UPDATE: Only a few months in, the contest has led to a 5% improvement - half-way to the $1 million prize for a 10% improvement. 743 teams have joined the contest so far. Not a bad R&D department!
Way back in April I wrote about an increasing trend where companies and organizations outsource or encourage innovation by offering up a prize for a winning solution. The best recent example is the Ansari X-Prize, which was a $10 million prize for the first private spacecraft to launch a man into space twice in two weeks (won by Burt Rutan). Now, Netflix is taking the model in its search for a better movie recommendation engine.
Netflix is offering $1 million to the inventor of software to upgrade its Cinematch recommendation engine. The current engine does a decent job of matching movies based on the likes and dislikes of each individual member using comparisons across its membership. However, Netflix wants to take it to the next level.
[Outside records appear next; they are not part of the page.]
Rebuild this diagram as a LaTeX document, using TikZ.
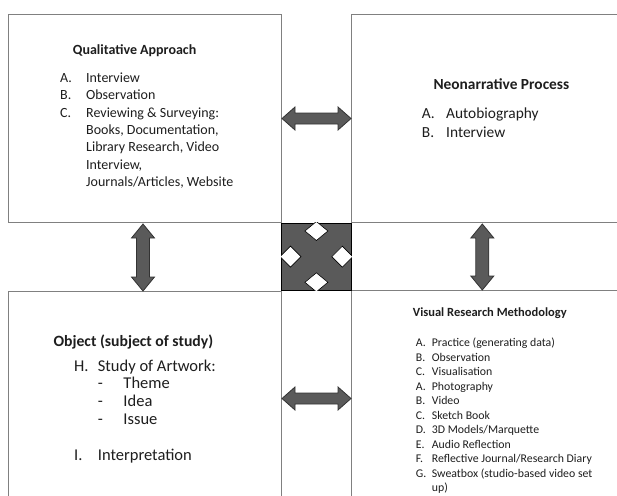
\documentclass[tikz,border=0pt]{standalone}
\usepackage{fontspec}
\setmainfont{Carlito}
\usetikzlibrary{calc}
\definecolor{boxline}{HTML}{808080}
\definecolor{arrfill}{HTML}{5A5A5A}
\definecolor{arrline}{HTML}{333333}
\definecolor{txtcol}{HTML}{1E1E1E}
\begin{document}
\begin{tikzpicture}[x=1pt,y=-1pt,
  box/.style={draw=boxline,line width=1pt,fill=white,inner sep=0pt,anchor=north west},
  fatarrow/.style={fill=arrfill,draw=arrline,line width=0.8pt,line join=miter},
  txt/.style={inner sep=0pt,anchor=base west,text=txtcol},
  diam/.style={fill=white,draw=black,line width=0.6pt}]
\clip (0,0) rectangle (617,495);
\fill[white] (0,0) rectangle (617,495);
% boxes
\node[box,minimum width=273,minimum height=208] (tl) at (8,14) {};
\node[box,minimum width=300,minimum height=208] (tr) at (351,14) {};
\node[box,minimum width=273,minimum height=214] (bl) at (8,291) {};
\node[box,minimum width=300,minimum height=216] (br) at (351,290) {};
% centre square
\node[box,draw=black,line width=0.8pt,fill=arrfill,minimum width=70,minimum height=67.5] (cx) at (281,222.5) {};
\begin{scope}
\clip (cx.north west) rectangle (cx.south east);
\draw[diam] ($(cx.north)+(0,-1)$) -- ++(11.5,9.5) -- ++(-11.5,9.5) -- ++(-11.5,-9.5) -- cycle;
\draw[diam] ($(cx.south)+(0,1)$) -- ++(11.5,-9.5) -- ++(-11.5,-9.5) -- ++(-11.5,9.5) -- cycle;
\draw[diam] ($(cx.west)+(-1,0)$) -- ++(10.5,-10.5) -- ++(10.5,10.5) -- ++(-10.5,10.5) -- cycle;
\draw[diam] ($(cx.east)+(1,0)$) -- ++(-10.5,-10.5) -- ++(-10.5,10.5) -- ++(10.5,10.5) -- cycle;
\end{scope}
% horizontal double arrows
\draw[fatarrow] (tl.east) -- ++(13,-11.5) -- ++(0,6) -- ($(tr.west)+(-13,-5.5)$) -- ++(0,-6) -- (tr.west)
  -- ++(-13,11.5) -- ++(0,-6) -- ($(tl.east)+(13,5.5)$) -- ++(0,6) -- cycle;
\draw[fatarrow] (bl.east) -- ++(13,-11.5) -- ++(0,6) -- ($(br.west)+(-13,-5.5)$) -- ++(0,-6) -- (br.west)
  -- ++(-13,11.5) -- ++(0,-6) -- ($(bl.east)+(13,5.5)$) -- ++(0,6) -- cycle;
% vertical double arrows
\coordinate (la) at ($(tl.south)+(-2,1)$);
\coordinate (lb) at ($(la |- bl.north)$);
\draw[fatarrow] (la) -- ++(11.5,14) -- ++(-5,0) -- ($(lb)+(6.5,-14)$) -- ++(5,0) -- (lb)
  -- ++(-11.5,-14) -- ++(5,0) -- ($(la)+(-6.5,14)$) -- ++(-5,0) -- cycle;
\coordinate (ra) at ($(tr.south west)+(131.3,1)$);
\coordinate (rb) at ($(ra |- br.north)$);
\draw[fatarrow] (ra) -- ++(11.5,14) -- ++(-5,0) -- ($(rb)+(6.5,-14)$) -- ++(5,0) -- (rb)
  -- ++(-11.5,-14) -- ++(5,0) -- ($(ra)+(-6.5,14)$) -- ++(-5,0) -- cycle;
% texts: qualitative approach
\node[txt,font=\bfseries\fontsize{14}{17}\selectfont] (qat) at (72.7,54.2) {Qualitative Approach};
\node[txt,font=\fontsize{14}{17.4}\selectfont] (qal) at (60,82.2) {\begin{tabular}[t]{@{}p{26pt}@{}l@{}}
A. & Interview\\
B. & Observation\\
C. & Reviewing \& Surveying:\\
   & Books, Documentation,\\
   & Library Research, Video\\
   & Interview,\\
   & Journals/Articles, Website
\end{tabular}};
% neonarrative
\node[txt,font=\bfseries\fontsize{15.4}{19}\selectfont] (nat) at (433.3,89.6) {Neonarrative Process};
\node[txt,font=\fontsize{15.4}{19}\selectfont] (nal) at (421.7,118.9) {\begin{tabular}[t]{@{}p{24.3pt}@{}l@{}}
A. & Autobiography\\
B. & Interview
\end{tabular}};
% object
\node[txt,font=\bfseries\fontsize{15.7}{19}\selectfont] (obt) at (53.3,346.4) {Object (subject of study)};
\node[txt,font=\fontsize{16.5}{17.8}\selectfont] (obl) at (74,371) {\begin{tabular}[t]{@{}p{23.7pt}@{}l@{}}
H. & Study of Artwork:\\
   & \makebox[25.6pt][l]{-}Theme\\
   & \makebox[25.6pt][l]{-}Idea\\
   & \makebox[25.6pt][l]{-}Issue\\
   & \\
I. & Interpretation
\end{tabular}};
% visual research methodology
\node[txt,font=\bfseries\fontsize{12.5}{15}\selectfont] (vrt) at (412.7,316.6) {Visual Research Methodology};
\node[txt,font=\fontsize{11.8}{14.5}\selectfont] (vrl) at (415.7,346.6) {\begin{tabular}[t]{@{}p{16pt}@{}l@{}}
A. & Practice (generating data)\\
B. & Observation\\
C. & Visualisation\\
A. & Photography\\
B. & Video\\
C. & Sketch Book\\
D. & 3D Models/Marquette\\
E. & Audio Reflection\\
F. & Reflective Journal/Research Diary\\
G. & Sweatbox (studio-based video set\\
   & up)
\end{tabular}};
\end{tikzpicture}
\end{document}
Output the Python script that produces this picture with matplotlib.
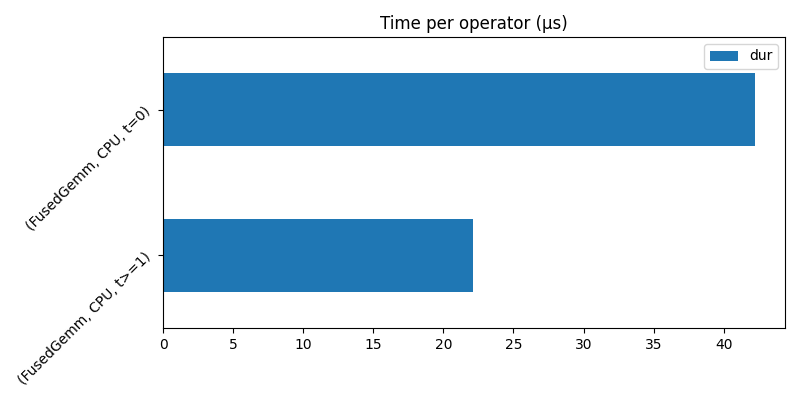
import matplotlib
matplotlib.use("Agg")
import matplotlib.pyplot as plt
import pandas as pd

labels = ["(FusedGemm, CPU, t>=1)", "(FusedGemm, CPU, t=0)"]
dur = [22.1, 42.25]

df = pd.DataFrame({"dur": dur}, index=labels)

fig, ax = plt.subplots(figsize=(8, 4), dpi=100)
df.plot.barh(ax=ax, color="#1f77b4")
ax.set_title("Time per operator (μs)")
ax.set_ylabel("")
for t in ax.get_yticklabels():
    t.set_rotation(45)
ax.legend(loc="upper right")
fig.subplots_adjust(left=0.204, right=0.981, top=0.9075, bottom=0.18)
fig.savefig("out.png")
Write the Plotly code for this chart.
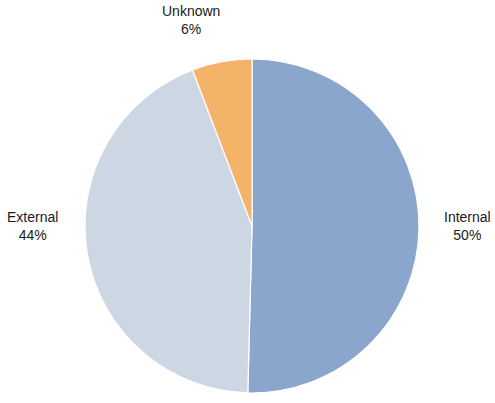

There are several Challenge Dividend dynamics at work here:
- There is a "bar" - a 10% improvement in results.
- There is an incentive, a $1 million prize for the first 10% improvement; and there are annual $50,000 prizes for the best result of the year (to keep people plugging away).
- The contest is open to anyone, not just internal R&D at Netflix, Inc.
- The results are openly visible, so contestants get immediate feedback on where they stand and how much better they must be to win.
I love the fact that this challenge is also completely consistent with Netflix's business model and core challenges in the marketplace. The company is fighting against big players like Walmart as well as improving movie-on-demand cable systems. It is a small company without the R&D resources of a Google or Microsoft. And it knows that if it can recommend better movies, its consumers will be happier (frankly, the biggest issue for Netflix is that once you see all the movies on your list, there's little reason to keep paying $20/month). I would expect that Netflix can see in real time that each 1% improvement in Cinematch results in $X improvement in sales and Y% increase in loyalty.
At worst case, and as some commenters at digg.com suggested, this may be just a great way to build marketing hype around the Cinematch service!
Notes:
- Thanks to Gary Stein and the MIT Ad Lab for pointing this out.
- Anousheh Ansari, whose family created the Ansari X-Prize, recently became the first Muslim woman astronaut by buying her way onto a Russian flight.